ODDLY ENOUGH


ODDLY ENOUGH

Surf but no turf for goats

PISMO BEACH, Calif.

Pismo Beach is on board with surfing goats. But grazing goats can be a bummer.

Three goats — Grover, Pismo and Goatee — have become celebrities in the city on California’s Central Coast and on YouTube after owner Dana McGregor taught them to surf.

But McGregor has gotten pricey tickets recently for letting them graze within city limits, and he is violating codes by keeping them at all. Goats are allowed on larger lots and for temporary clearing of plants, which is why McGregor got a goat in the first place.

The San Luis Obispo Tribune reported last week that the city is considering allowing up to three goats on smaller lots and allowing them in parks on leashes.

They remain legal and welcome at the beach.
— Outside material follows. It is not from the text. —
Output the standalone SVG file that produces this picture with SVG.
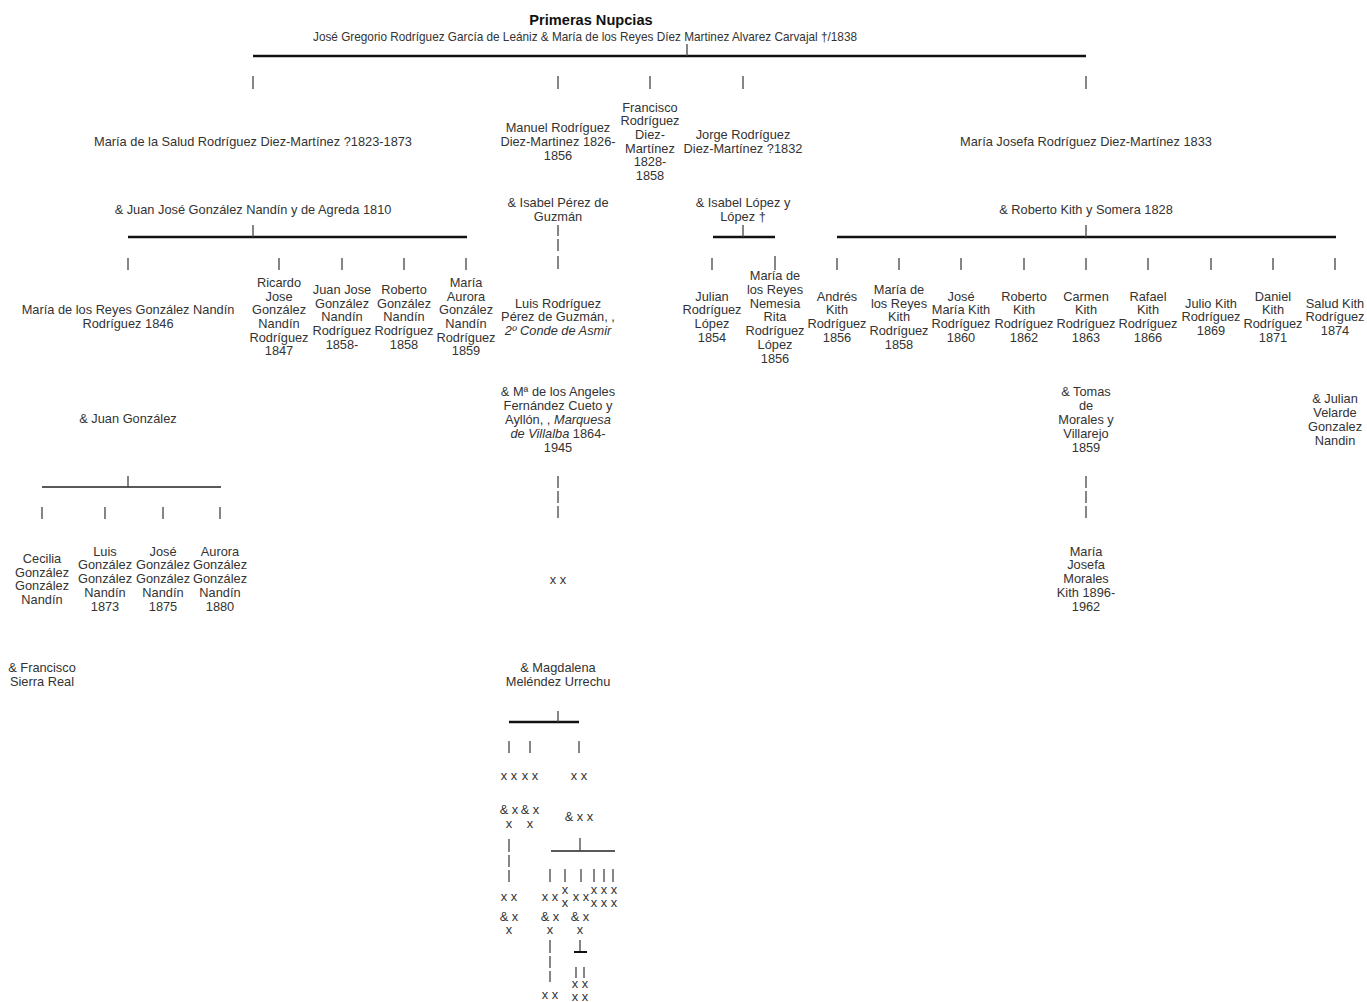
<svg xmlns="http://www.w3.org/2000/svg" width="1367" height="1002" viewBox="0 0 1367 1002">
<style>
.t{font-family:"Liberation Sans",Arial,sans-serif;font-size:12.8px;fill:#333;text-anchor:middle}
.b{font-weight:bold;font-size:14.6px;fill:#111}
.i{font-style:italic}
.tk{stroke:#444;stroke-width:1.3;fill:none}
.th{stroke:#111;stroke-width:2.6;fill:none}
.tn{stroke:#222;stroke-width:1.4;fill:none}
</style>
<rect width="1367" height="1002" fill="#fff"/>
<g id="connectors">
<line class="th" x1="253" y1="56" x2="1086" y2="56"/>
<line class="tk" x1="687" y1="44" x2="687" y2="56"/>
<g>
<line class="tk" x1="253" y1="76" x2="253" y2="89"/>
<line class="tk" x1="558" y1="76" x2="558" y2="89"/>
<line class="tk" x1="650" y1="76" x2="650" y2="89"/>
<line class="tk" x1="743" y1="76" x2="743" y2="89"/>
<line class="tk" x1="1086" y1="76" x2="1086" y2="89"/>
</g>
<line class="th" x1="128" y1="237" x2="467" y2="237"/>
<line class="tk" x1="253" y1="225" x2="253" y2="237"/>
<line class="tk" x1="558" y1="225" x2="558" y2="236"/>
<line class="tk" x1="558" y1="239" x2="558" y2="251"/>
<line class="tk" x1="558" y1="256" x2="558" y2="269"/>
<line class="th" x1="713" y1="237" x2="775" y2="237"/>
<line class="tk" x1="743" y1="225" x2="743" y2="237"/>
<line class="th" x1="837" y1="237" x2="1336" y2="237"/>
<line class="tk" x1="1086" y1="225" x2="1086" y2="237"/>
<g>
<line class="tk" x1="128" y1="258" x2="128" y2="270"/>
<line class="tk" x1="279" y1="258" x2="279" y2="270"/>
<line class="tk" x1="342" y1="258" x2="342" y2="270"/>
<line class="tk" x1="404" y1="258" x2="404" y2="270"/>
<line class="tk" x1="466" y1="258" x2="466" y2="270"/>
<line class="tk" x1="712" y1="258" x2="712" y2="270"/>
<line class="tk" x1="775" y1="256" x2="775" y2="270"/>
<line class="tk" x1="837" y1="258" x2="837" y2="270"/>
<line class="tk" x1="899" y1="258" x2="899" y2="270"/>
<line class="tk" x1="961" y1="258" x2="961" y2="270"/>
<line class="tk" x1="1024" y1="258" x2="1024" y2="270"/>
<line class="tk" x1="1086" y1="258" x2="1086" y2="270"/>
<line class="tk" x1="1148" y1="258" x2="1148" y2="270"/>
<line class="tk" x1="1211" y1="258" x2="1211" y2="270"/>
<line class="tk" x1="1273" y1="258" x2="1273" y2="270"/>
<line class="tk" x1="1335" y1="258" x2="1335" y2="270"/>
</g>
<line class="tn" x1="42" y1="487" x2="221" y2="487"/>
<line class="tk" x1="128" y1="476" x2="128" y2="487"/>
<line class="tk" x1="42" y1="507" x2="42" y2="519"/>
<line class="tk" x1="105" y1="507" x2="105" y2="519"/>
<line class="tk" x1="163" y1="507" x2="163" y2="519"/>
<line class="tk" x1="220" y1="507" x2="220" y2="519"/>
<line class="tk" x1="558" y1="476" x2="558" y2="488"/>
<line class="tk" x1="558" y1="491" x2="558" y2="503"/>
<line class="tk" x1="558" y1="506" x2="558" y2="518"/>
<line class="tk" x1="1086" y1="476" x2="1086" y2="488"/>
<line class="tk" x1="1086" y1="491" x2="1086" y2="503"/>
<line class="tk" x1="1086" y1="506" x2="1086" y2="518"/>
<line class="th" x1="509" y1="722" x2="579" y2="722"/>
<line class="tk" x1="558" y1="711" x2="558" y2="722"/>
<line class="tk" x1="509" y1="741" x2="509" y2="753"/>
<line class="tk" x1="530" y1="741" x2="530" y2="753"/>
<line class="tk" x1="579" y1="741" x2="579" y2="753"/>
<line class="tk" x1="509" y1="839" x2="509" y2="852"/>
<line class="tk" x1="509" y1="855" x2="509" y2="867"/>
<line class="tk" x1="509" y1="870" x2="509" y2="882"/>
<line class="tn" x1="551" y1="851" x2="615" y2="851"/>
<line class="tk" x1="580" y1="838" x2="580" y2="851"/>
<line class="tk" x1="550" y1="869" x2="550" y2="882"/>
<line class="tk" x1="565" y1="869" x2="565" y2="882"/>
<line class="tk" x1="581" y1="869" x2="581" y2="882"/>
<line class="tk" x1="594" y1="869" x2="594" y2="882"/>
<line class="tk" x1="604" y1="869" x2="604" y2="882"/>
<line class="tk" x1="613" y1="869" x2="613" y2="882"/>
<line class="tk" x1="550" y1="940" x2="550" y2="953"/>
<line class="tk" x1="550" y1="956" x2="550" y2="968"/>
<line class="tk" x1="550" y1="971" x2="550" y2="982"/>
<line class="tk" x1="580" y1="940" x2="580" y2="952"/>
<line class="th" x1="574" y1="952" x2="587" y2="952" style="stroke-width:2"/>
<line class="tk" x1="576" y1="967" x2="576" y2="978"/>
<line class="tk" x1="584" y1="967" x2="584" y2="978"/>
</g>
<g id="header">
<text class="t b" x="591" y="25">Primeras Nupcias</text>
<text class="t" x="585" y="41" textLength="544" lengthAdjust="spacingAndGlyphs">José Gregorio Rodríguez García de Leániz &amp; María de los Reyes Díez Martinez Alvarez Carvajal †/1838</text>
</g>
<g id="salud"><text class="t" x="253" y="146">María de la Salud Rodríguez Diez-Martínez ?1823-1873</text></g>
<g id="manuel"><text class="t"><tspan x="558" y="132">Manuel Rodríguez</tspan><tspan x="558" y="146">Diez-Martinez 1826-</tspan><tspan x="558" y="160">1856</tspan></text></g>
<g id="francisco"><text class="t"><tspan x="650" y="112">Francisco</tspan><tspan x="650" y="125">Rodríguez</tspan><tspan x="650" y="139">Diez-</tspan><tspan x="650" y="153">Martínez</tspan><tspan x="650" y="166">1828-</tspan><tspan x="650" y="180">1858</tspan></text></g>
<g id="jorge"><text class="t"><tspan x="743" y="139">Jorge Rodríguez</tspan><tspan x="743" y="153">Diez-Martínez ?1832</tspan></text></g>
<g id="mjosefa"><text class="t" x="1086" y="146">María Josefa Rodríguez Diez-Martínez 1833</text></g>
<g id="sp_salud"><text class="t" x="253" y="214">&amp; Juan José González Nandín y de Agreda 1810</text></g>
<g id="sp_manuel"><text class="t"><tspan x="558" y="207">&amp; Isabel Pérez de</tspan><tspan x="558" y="221">Guzmán</tspan></text></g>
<g id="sp_jorge"><text class="t"><tspan x="743" y="207">&amp; Isabel López y</tspan><tspan x="743" y="221">López †</tspan></text></g>
<g id="sp_mjosefa"><text class="t" x="1086" y="214">&amp; Roberto Kith y Somera 1828</text></g>
<g id="mreyes_gn"><text class="t"><tspan x="128" y="314">María de los Reyes González Nandín</tspan><tspan x="128" y="328">Rodríguez 1846</tspan></text></g>
<g id="ricardo"><text class="t"><tspan x="279" y="287">Ricardo</tspan><tspan x="279" y="301">Jose</tspan><tspan x="279" y="314">González</tspan><tspan x="279" y="328">Nandín</tspan><tspan x="279" y="342">Rodríguez</tspan><tspan x="279" y="355">1847</tspan></text></g>
<g id="juanjose"><text class="t"><tspan x="342" y="294">Juan Jose</tspan><tspan x="342" y="308">González</tspan><tspan x="342" y="321">Nandín</tspan><tspan x="342" y="335">Rodríguez</tspan><tspan x="342" y="349">1858-</tspan></text></g>
<g id="roberto_gn"><text class="t"><tspan x="404" y="294">Roberto</tspan><tspan x="404" y="308">González</tspan><tspan x="404" y="321">Nandín</tspan><tspan x="404" y="335">Rodríguez</tspan><tspan x="404" y="349">1858</tspan></text></g>
<g id="maurora"><text class="t"><tspan x="466" y="287">María</tspan><tspan x="466" y="301">Aurora</tspan><tspan x="466" y="314">González</tspan><tspan x="466" y="328">Nandín</tspan><tspan x="466" y="342">Rodríguez</tspan><tspan x="466" y="355">1859</tspan></text></g>
<g id="luis_rpg"><text class="t"><tspan x="558" y="308">Luis Rodríguez</tspan><tspan x="558" y="321">Pérez de Guzmán, ,</tspan><tspan x="558" y="335" class="i">2º Conde de Asmir</tspan></text></g>
<g id="julian_rl"><text class="t"><tspan x="712" y="301">Julian</tspan><tspan x="712" y="314">Rodríguez</tspan><tspan x="712" y="328">López</tspan><tspan x="712" y="342">1854</tspan></text></g>
<g id="mreyes_rl"><text class="t"><tspan x="775" y="280">María de</tspan><tspan x="775" y="294">los Reyes</tspan><tspan x="775" y="308">Nemesia</tspan><tspan x="775" y="321">Rita</tspan><tspan x="775" y="335">Rodríguez</tspan><tspan x="775" y="349">López</tspan><tspan x="775" y="363">1856</tspan></text></g>
<g id="andres"><text class="t"><tspan x="837" y="301">Andrés</tspan><tspan x="837" y="314">Kith</tspan><tspan x="837" y="328">Rodríguez</tspan><tspan x="837" y="342">1856</tspan></text></g>
<g id="mreyes_k"><text class="t"><tspan x="899" y="294">María de</tspan><tspan x="899" y="308">los Reyes</tspan><tspan x="899" y="321">Kith</tspan><tspan x="899" y="335">Rodríguez</tspan><tspan x="899" y="349">1858</tspan></text></g>
<g id="jmaria_k"><text class="t"><tspan x="961" y="301">José</tspan><tspan x="961" y="314">María Kith</tspan><tspan x="961" y="328">Rodríguez</tspan><tspan x="961" y="342">1860</tspan></text></g>
<g id="roberto_k"><text class="t"><tspan x="1024" y="301">Roberto</tspan><tspan x="1024" y="314">Kith</tspan><tspan x="1024" y="328">Rodríguez</tspan><tspan x="1024" y="342">1862</tspan></text></g>
<g id="carmen_k"><text class="t"><tspan x="1086" y="301">Carmen</tspan><tspan x="1086" y="314">Kith</tspan><tspan x="1086" y="328">Rodríguez</tspan><tspan x="1086" y="342">1863</tspan></text></g>
<g id="rafael_k"><text class="t"><tspan x="1148" y="301">Rafael</tspan><tspan x="1148" y="314">Kith</tspan><tspan x="1148" y="328">Rodríguez</tspan><tspan x="1148" y="342">1866</tspan></text></g>
<g id="julio_k"><text class="t"><tspan x="1211" y="308">Julio Kith</tspan><tspan x="1211" y="321">Rodríguez</tspan><tspan x="1211" y="335">1869</tspan></text></g>
<g id="daniel_k"><text class="t"><tspan x="1273" y="301">Daniel</tspan><tspan x="1273" y="314">Kith</tspan><tspan x="1273" y="328">Rodríguez</tspan><tspan x="1273" y="342">1871</tspan></text></g>
<g id="salud_k"><text class="t"><tspan x="1335" y="308">Salud Kith</tspan><tspan x="1335" y="321">Rodríguez</tspan><tspan x="1335" y="335">1874</tspan></text></g>
<g id="sp_mreyes_gn"><text class="t" x="128" y="423">&amp; Juan González</text></g>
<g id="sp_luis"><text class="t"><tspan x="558" y="396">&amp; Mª de los Angeles</tspan><tspan x="558" y="410">Fernández Cueto y</tspan><tspan x="558" y="424">Ayllón, , <tspan class="i">Marquesa</tspan></tspan><tspan x="558" y="438"><tspan class="i">de Villalba</tspan> 1864-</tspan><tspan x="558" y="452">1945</tspan></text></g>
<g id="sp_carmen"><text class="t"><tspan x="1086" y="396">&amp; Tomas</tspan><tspan x="1086" y="410">de</tspan><tspan x="1086" y="424">Morales y</tspan><tspan x="1086" y="438">Villarejo</tspan><tspan x="1086" y="452">1859</tspan></text></g>
<g id="sp_salud_k"><text class="t"><tspan x="1335" y="403">&amp; Julian</tspan><tspan x="1335" y="417">Velarde</tspan><tspan x="1335" y="431">Gonzalez</tspan><tspan x="1335" y="445">Nandin</tspan></text></g>
<g id="cecilia"><text class="t"><tspan x="42" y="563">Cecilia</tspan><tspan x="42" y="577">González</tspan><tspan x="42" y="590">González</tspan><tspan x="42" y="604">Nandín</tspan></text></g>
<g id="luis_gg"><text class="t"><tspan x="105" y="556">Luis</tspan><tspan x="105" y="569">González</tspan><tspan x="105" y="583">González</tspan><tspan x="105" y="597">Nandín</tspan><tspan x="105" y="611">1873</tspan></text></g>
<g id="jose_gg"><text class="t"><tspan x="163" y="556">José</tspan><tspan x="163" y="569">González</tspan><tspan x="163" y="583">González</tspan><tspan x="163" y="597">Nandín</tspan><tspan x="163" y="611">1875</tspan></text></g>
<g id="aurora_gg"><text class="t"><tspan x="220" y="556">Aurora</tspan><tspan x="220" y="569">González</tspan><tspan x="220" y="583">González</tspan><tspan x="220" y="597">Nandín</tspan><tspan x="220" y="611">1880</tspan></text></g>
<g id="xx_luis"><text class="t" x="558" y="584">x x</text></g>
<g id="mjosefa_mk"><text class="t"><tspan x="1086" y="556">María</tspan><tspan x="1086" y="569">Josefa</tspan><tspan x="1086" y="583">Morales</tspan><tspan x="1086" y="597">Kith 1896-</tspan><tspan x="1086" y="611">1962</tspan></text></g>
<g id="sp_cecilia"><text class="t"><tspan x="42" y="672">&amp; Francisco</tspan><tspan x="42" y="686">Sierra Real</tspan></text></g>
<g id="sp_xx"><text class="t"><tspan x="558" y="672">&amp; Magdalena</tspan><tspan x="558" y="686">Meléndez Urrechu</tspan></text></g>
<g id="g5a"><text class="t" x="509" y="780">x x</text></g>
<g id="g5b"><text class="t" x="530" y="780">x x</text></g>
<g id="g5c"><text class="t" x="579" y="780">x x</text></g>
<g id="sp5a"><text class="t"><tspan x="509" y="814">&amp; x</tspan><tspan x="509" y="828">x</tspan></text></g>
<g id="sp5b"><text class="t"><tspan x="530" y="814">&amp; x</tspan><tspan x="530" y="828">x</tspan></text></g>
<g id="sp5c"><text class="t" x="579" y="821">&amp; x x</text></g>
<g id="g6a"><text class="t" x="509" y="901">x x</text></g>
<g id="g6b"><text class="t" x="550" y="901">x x</text></g>
<g id="g6c"><text class="t"><tspan x="565" y="894">x</tspan><tspan x="565" y="907">x</tspan></text></g>
<g id="g6d"><text class="t" x="581" y="901">x x</text></g>
<g id="g6e"><text class="t"><tspan x="604" y="894">x x x</tspan><tspan x="604" y="907">x x x</tspan></text></g>
<g id="sp6a"><text class="t"><tspan x="509" y="921">&amp; x</tspan><tspan x="509" y="934">x</tspan></text></g>
<g id="sp6b"><text class="t"><tspan x="550" y="921">&amp; x</tspan><tspan x="550" y="934">x</tspan></text></g>
<g id="sp6d"><text class="t"><tspan x="580" y="921">&amp; x</tspan><tspan x="580" y="934">x</tspan></text></g>
<g id="g7a"><text class="t" x="550" y="999">x x</text></g>
<g id="g7b"><text class="t"><tspan x="580" y="988">x x</tspan><tspan x="580" y="1001">x x</tspan></text></g>
</svg>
Pennsylvania church reports 500-pound bell stolen — again

HOOKSTOWN, Pa.

A tiny western Pennsylvania church says its 500-pound brass bell is missing, and police suspect someone has stolen it for scrap — the same thing that happened to the same bell two years ago.

The bell at the Frankfort Presbyterian Church in Hookstown, Beaver County, wasn’t rung or kept in the church’s steeple. Rather, it sat beneath the church’s sign on its front lawn.

Two years ago, police called scrap dealers in that area and arrested three men as they tried to sell the bell to a metal recycler across the border in East Liverpool, Ohio.

After that, the church welded the bell to a metal stand, which was then attached to a concrete pad buried under the ground. Despite that, someone managed to take the bell after cutting the welds in mid-May.